I don’t know where Jesse set up his carpet-bagging residence in Santa Monica, but I do know Sue Himmelrich lives north of Montana, far from the daily gruel of residents who live near Reed Park and downtown. She doesn’t put up with every debasement and danger possible, from defecation in our carports, to drug use on our sidewalks, lawns, and parks, to flat-out assault. (Last year I was attacked by a man with a pipe undergoing drug psychosis, after I asked him why he was breaking windows with the pipe. I guess I “provoked” him too, right Sue?!) Thankfully, the decision to bring in private security reflects the changing mood of residents in SM, who say, overwhelmingly, that the crime and the transient mental illness/drug crisis playing out on our streets is their number one issue.

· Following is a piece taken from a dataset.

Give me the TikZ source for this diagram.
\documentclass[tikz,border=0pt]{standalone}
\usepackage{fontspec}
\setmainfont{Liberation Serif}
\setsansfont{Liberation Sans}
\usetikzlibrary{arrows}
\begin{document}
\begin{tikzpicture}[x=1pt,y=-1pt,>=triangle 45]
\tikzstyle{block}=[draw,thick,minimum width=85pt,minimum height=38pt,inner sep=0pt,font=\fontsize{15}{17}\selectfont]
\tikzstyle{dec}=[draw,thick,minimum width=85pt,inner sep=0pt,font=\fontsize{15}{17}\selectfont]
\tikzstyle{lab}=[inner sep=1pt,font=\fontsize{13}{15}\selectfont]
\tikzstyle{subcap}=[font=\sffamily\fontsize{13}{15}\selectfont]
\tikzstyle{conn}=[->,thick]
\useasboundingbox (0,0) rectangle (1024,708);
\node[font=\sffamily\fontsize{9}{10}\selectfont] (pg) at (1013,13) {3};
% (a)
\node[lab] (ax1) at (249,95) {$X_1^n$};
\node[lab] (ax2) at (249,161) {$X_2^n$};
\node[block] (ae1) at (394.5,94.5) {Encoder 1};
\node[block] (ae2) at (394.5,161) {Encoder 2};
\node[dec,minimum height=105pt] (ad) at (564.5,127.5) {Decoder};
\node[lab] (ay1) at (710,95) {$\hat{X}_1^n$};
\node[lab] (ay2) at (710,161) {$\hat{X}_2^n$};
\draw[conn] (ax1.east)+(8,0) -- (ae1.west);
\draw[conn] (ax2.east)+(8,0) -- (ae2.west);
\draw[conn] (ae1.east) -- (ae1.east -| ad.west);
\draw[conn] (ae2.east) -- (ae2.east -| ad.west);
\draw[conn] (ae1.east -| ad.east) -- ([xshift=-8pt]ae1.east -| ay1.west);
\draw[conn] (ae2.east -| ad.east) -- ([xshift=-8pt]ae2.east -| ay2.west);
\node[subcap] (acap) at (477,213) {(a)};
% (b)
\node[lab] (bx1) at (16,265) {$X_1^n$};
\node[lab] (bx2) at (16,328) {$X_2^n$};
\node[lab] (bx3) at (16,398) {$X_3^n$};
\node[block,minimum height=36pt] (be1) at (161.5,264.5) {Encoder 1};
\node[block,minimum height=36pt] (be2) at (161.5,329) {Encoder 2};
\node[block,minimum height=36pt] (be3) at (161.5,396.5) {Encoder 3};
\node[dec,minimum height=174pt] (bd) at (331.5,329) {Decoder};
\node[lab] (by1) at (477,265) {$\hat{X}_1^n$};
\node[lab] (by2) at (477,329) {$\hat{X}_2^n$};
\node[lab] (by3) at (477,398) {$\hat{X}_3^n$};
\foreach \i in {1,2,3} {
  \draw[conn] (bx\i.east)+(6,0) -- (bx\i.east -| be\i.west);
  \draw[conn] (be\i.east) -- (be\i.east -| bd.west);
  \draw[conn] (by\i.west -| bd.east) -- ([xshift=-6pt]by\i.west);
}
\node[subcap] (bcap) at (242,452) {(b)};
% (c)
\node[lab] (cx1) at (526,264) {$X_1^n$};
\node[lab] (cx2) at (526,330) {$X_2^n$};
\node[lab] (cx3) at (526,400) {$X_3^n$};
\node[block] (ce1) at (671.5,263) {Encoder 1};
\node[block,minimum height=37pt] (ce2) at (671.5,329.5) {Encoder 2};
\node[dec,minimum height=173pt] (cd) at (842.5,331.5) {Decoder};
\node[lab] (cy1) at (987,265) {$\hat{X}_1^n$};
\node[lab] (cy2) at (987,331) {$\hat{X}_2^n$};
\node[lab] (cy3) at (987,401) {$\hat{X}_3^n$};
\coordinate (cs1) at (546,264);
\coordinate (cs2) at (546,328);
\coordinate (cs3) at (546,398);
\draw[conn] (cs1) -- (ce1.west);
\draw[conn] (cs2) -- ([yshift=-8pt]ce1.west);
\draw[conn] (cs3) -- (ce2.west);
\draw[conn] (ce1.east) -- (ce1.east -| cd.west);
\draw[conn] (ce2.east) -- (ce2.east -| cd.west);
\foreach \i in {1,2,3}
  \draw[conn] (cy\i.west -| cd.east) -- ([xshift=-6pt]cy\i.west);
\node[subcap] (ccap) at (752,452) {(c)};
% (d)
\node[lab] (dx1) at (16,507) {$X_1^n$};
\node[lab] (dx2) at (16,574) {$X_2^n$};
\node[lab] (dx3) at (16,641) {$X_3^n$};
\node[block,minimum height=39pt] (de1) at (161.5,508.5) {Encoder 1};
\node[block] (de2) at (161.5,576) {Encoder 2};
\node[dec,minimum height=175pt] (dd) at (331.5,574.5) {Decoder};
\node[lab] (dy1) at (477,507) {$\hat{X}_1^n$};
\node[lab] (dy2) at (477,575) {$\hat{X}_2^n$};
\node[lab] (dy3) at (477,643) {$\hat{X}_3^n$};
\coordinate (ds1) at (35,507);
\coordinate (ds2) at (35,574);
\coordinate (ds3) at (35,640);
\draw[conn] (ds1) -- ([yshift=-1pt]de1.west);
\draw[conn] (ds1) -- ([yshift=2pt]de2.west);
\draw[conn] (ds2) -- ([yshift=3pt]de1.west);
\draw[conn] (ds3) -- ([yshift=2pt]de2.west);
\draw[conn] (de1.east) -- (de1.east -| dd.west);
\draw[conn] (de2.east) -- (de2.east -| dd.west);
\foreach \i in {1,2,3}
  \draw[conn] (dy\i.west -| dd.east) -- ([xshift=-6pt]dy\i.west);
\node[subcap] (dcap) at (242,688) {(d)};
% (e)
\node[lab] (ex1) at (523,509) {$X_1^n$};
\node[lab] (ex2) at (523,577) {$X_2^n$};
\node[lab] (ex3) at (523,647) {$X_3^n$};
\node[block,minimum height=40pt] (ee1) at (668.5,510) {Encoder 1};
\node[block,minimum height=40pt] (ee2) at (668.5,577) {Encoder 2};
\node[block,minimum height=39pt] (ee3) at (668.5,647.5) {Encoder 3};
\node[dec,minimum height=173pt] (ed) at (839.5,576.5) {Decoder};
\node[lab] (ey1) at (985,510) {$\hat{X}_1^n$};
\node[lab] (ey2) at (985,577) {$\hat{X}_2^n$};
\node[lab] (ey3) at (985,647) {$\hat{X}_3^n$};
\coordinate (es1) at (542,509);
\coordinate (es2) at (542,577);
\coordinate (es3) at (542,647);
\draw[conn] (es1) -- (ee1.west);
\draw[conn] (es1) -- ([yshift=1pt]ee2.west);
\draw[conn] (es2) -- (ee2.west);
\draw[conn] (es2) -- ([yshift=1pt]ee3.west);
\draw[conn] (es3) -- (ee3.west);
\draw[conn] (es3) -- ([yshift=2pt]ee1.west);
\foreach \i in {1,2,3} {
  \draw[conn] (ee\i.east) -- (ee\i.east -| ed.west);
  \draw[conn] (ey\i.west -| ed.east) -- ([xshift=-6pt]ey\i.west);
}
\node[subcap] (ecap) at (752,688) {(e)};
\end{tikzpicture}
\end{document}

I’m glad the council is starting to listen and unanimously approved it (even Zwick, after he was done grandstanding), so that we can reclaim our city from the influx of people who aren’t from here, but come for the sun, the drugs, and our softness, as exemplified by Mr. Zwick.

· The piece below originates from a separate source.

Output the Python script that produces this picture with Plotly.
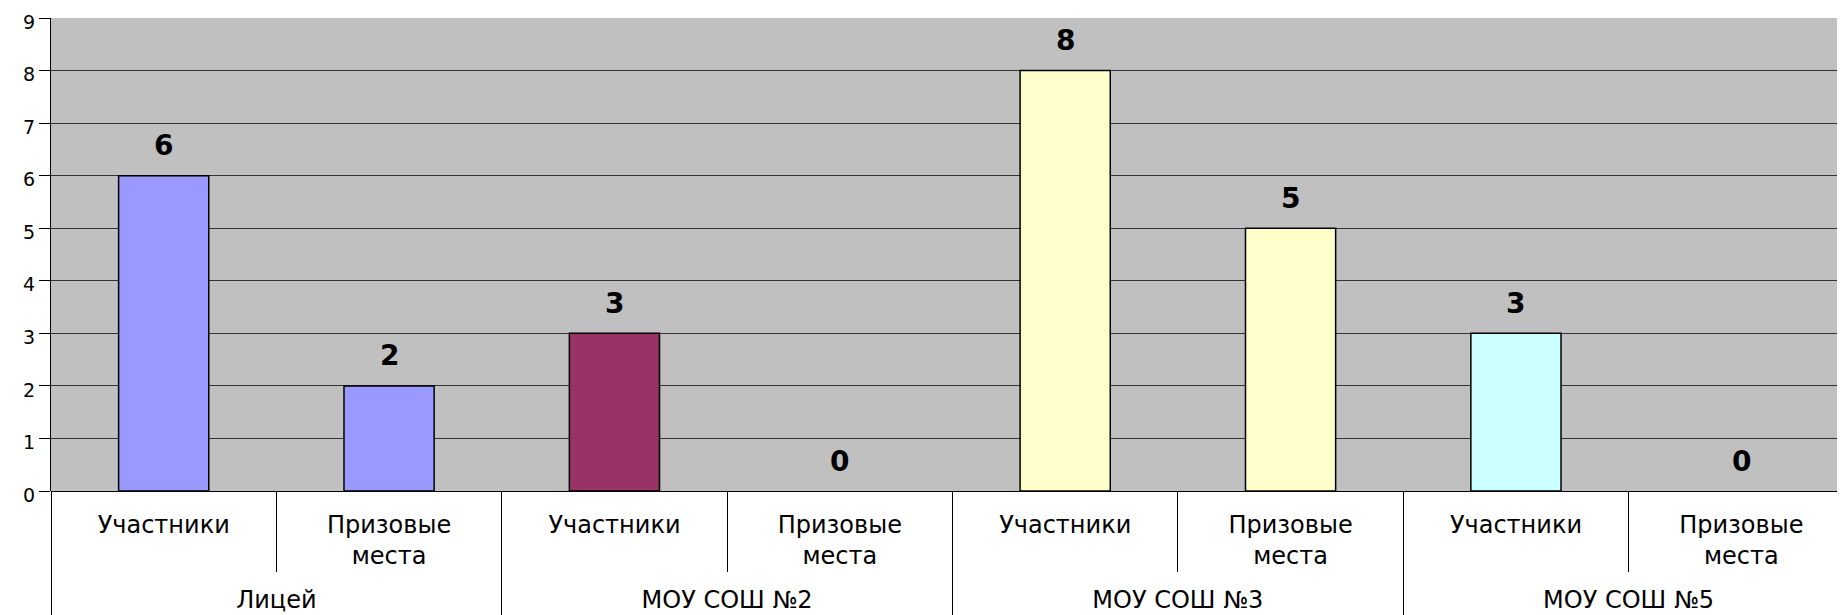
import plotly.graph_objects as go

groups = ["Лицей", "МОУ СОШ №2", "МОУ СОШ №3", "МОУ СОШ №5"]
subcats = ["Участники", "Призовые<br>места"]
participants = [6, 3, 8, 3]
prizes = [2, 0, 5, 0]
group_colors = ["#9999FF", "#993366", "#FFFFCC", "#CCFFFF"]

outer = ["<br>" + g for g in groups for _ in subcats]
inner = [s for _ in groups for s in subcats]
values = []
colors = []
for p, z, c in zip(participants, prizes, group_colors):
    values += [p, z]
    colors += [c, c]
line_widths = [1.5 if v > 0 else 0 for v in values]

fig = go.Figure()
fig.add_trace(go.Bar(
    x=[outer, inner], y=values, width=0.4,
    marker=dict(color=colors, line=dict(color="black", width=line_widths)),
    showlegend=False, hoverinfo="skip",
))

for i, v in enumerate(values):
    fig.add_annotation(x=i, y=v, xref="x", yref="y", text=str(v), showarrow=False,
                       yanchor="middle", yshift=30,
                       font=dict(family="DejaVu Sans", size=28, color="black", weight="bold"))

fig.update_layout(
    width=1846, height=615,
    margin=dict(l=43, r=0, t=10, b=132),
    paper_bgcolor="white", plot_bgcolor="#C0C0C0",
    font=dict(family="Liberation Sans", color="black"),
    bargap=0.6,
)
fig.update_xaxes(
    type="multicategory", range=[-0.5, 7.5], automargin=False,
    tickson="boundaries", ticks="outside", ticklen=80, tickcolor="black", tickwidth=1,
    showdividers=True, dividercolor="black", dividerwidth=1,
    ticklabelstandoff=17,
    tickfont=dict(family="DejaVu Sans", size=24, color="black"),
    showgrid=False, showline=False,
)
fig.update_yaxes(
    range=[0, 9], dtick=1, ticks="outside", ticklen=11, tickcolor="black", automargin=False,
    ticklabeloverflow="allow", ticklabelshift=4,
    showgrid=True, gridcolor="#333333", gridwidth=1,
    zeroline=True, zerolinecolor="black", zerolinewidth=1,
    showline=True, linecolor="black", linewidth=1,
    tickfont=dict(family="DejaVu Sans", size=19, color="black"),
)

fig.write_html("out.html")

Ultimately, Zwick and Himmelrich are lost causes—they think the maniacs roaming our streets deserve more consideration, and are less dangerous than the professionals we’ve hired to protect us. Our mayor thinks this never-ending influx are all “future Santa Monicans.” These statements are only important in that they reveal an inverted ideology that is delusional and dangerous.
Finally, may I remind those of you that need it, that you are all Santa Monica city council members. So stop trying to solve the problems of the region, state, and country, and start solving the problems residents face every day. Every day you should ask yourself one question only: Is this good for the residents of Santa Monica. Thankfully, in a good first step, the rest of the city is (finally) catching on and we will have more eyes and ears, plus a Covered Six homeless outreach person, as another line of defense in our public spaces while we ramp up our police force. Common sense gains a toehold.
Arthur Jeon, Santa Monica
Correction/Clarification: This letter published in the August 1 edition of The Daily Press misattributed a quote to Councilman Jesse Zwick. Mayor Gleam Davis asked about the educational qualifications of security guards, not Councilman Zwick. That quote has been removed from the text. Zwick contacted SMDP to say the letter omitted parts of correctly attributed quotes that would have changed their meaning and drew unjustified conclusions regarding his position on public safety. Zwick said he believes security guards can help address some of the specific issues facing businesses downtown but maintains his belief that the work does not require any armed individuals.